Da pochi mesi, anche a Pozuzo è arrivata la tecnologia e nel centro esistono
due computer tramite i quali è possibile comunicare via internet. C’è un
solo inconveniente: il telefono funziona a raggi solari e, se le nubi
coprono il cielo per più di qualche ora, le comunicazioni si interrompono.
In tal caso, è giocoforza rimediare con la vecchia radio ancora efficiente e
sicura.

Grazie a Wilfredo Laura, il direttore della scuola, riesco a leggere la mia
posta elettronica e a collegarmi anche al ng cui invio un messaggio che,
però, scoprirò in seguito, non arriverà mai.

Le giornate successive trascorrono veloci, riempite da musica, danze, pranzi
e bevute.
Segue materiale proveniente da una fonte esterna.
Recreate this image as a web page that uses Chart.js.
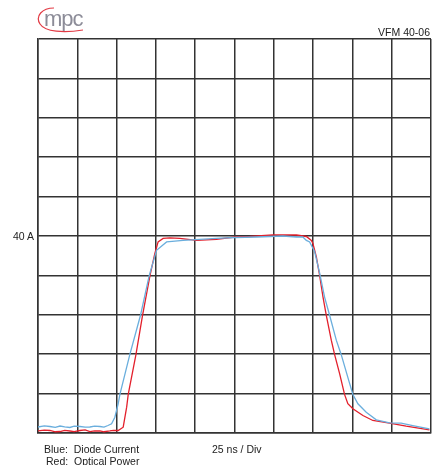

E’ una pappatoria monumentale. Mi piacerebbe essere un miliardario
per affittare un aereo e far conoscere a tutti gli amici del ng questo
paradiso!

Immagino Nb alzare al cielo una brocca di chicha inebriante e, aiutandosi
con entrambe le mani, ingurgitare la deliziosa spuma che gli cola sui baffi
e gli insozza la camicia, suscitando le proteste di Laura. Vedo Mario
grattarsi la crapa pelata, indeciso se afferrare un pezzo di carne della
“Pachamanca” (carne e patate cotte sotto terra), una pannocchia di mais
abbrustolita o una fetta di pesce crudo marinato nel limone, mentre, tenera,
Lori osserva. Più in là c’è Medaebe arrabbiata perché la sua allergia non le
consente di ubriacarsi come gli altri e Albert che, in mancanza del salame,
agguanta un cosciotto di maiale (sempre di porco si tratta, in fondo).
Denise strappa la bottiglia di birra dalle mani di un rassegnato Adriano,
intanto che Alessandra ed Elisa, in compagnia di Marcaval e Felicetto,
abbozzano i passi di una danza tirolese, fotografati da Fede e Oscar. A
Yoghi è stato detto che la foresta è abitata da orsi e così freme per
conoscere i parenti. Ma ci sono tutti gli amici, anche quelli che ancora non
conosco di persona, ci sono tutti nel mio sogno ad occhi aperti; tutti qui
in questo meraviglioso, sperduto EDEN.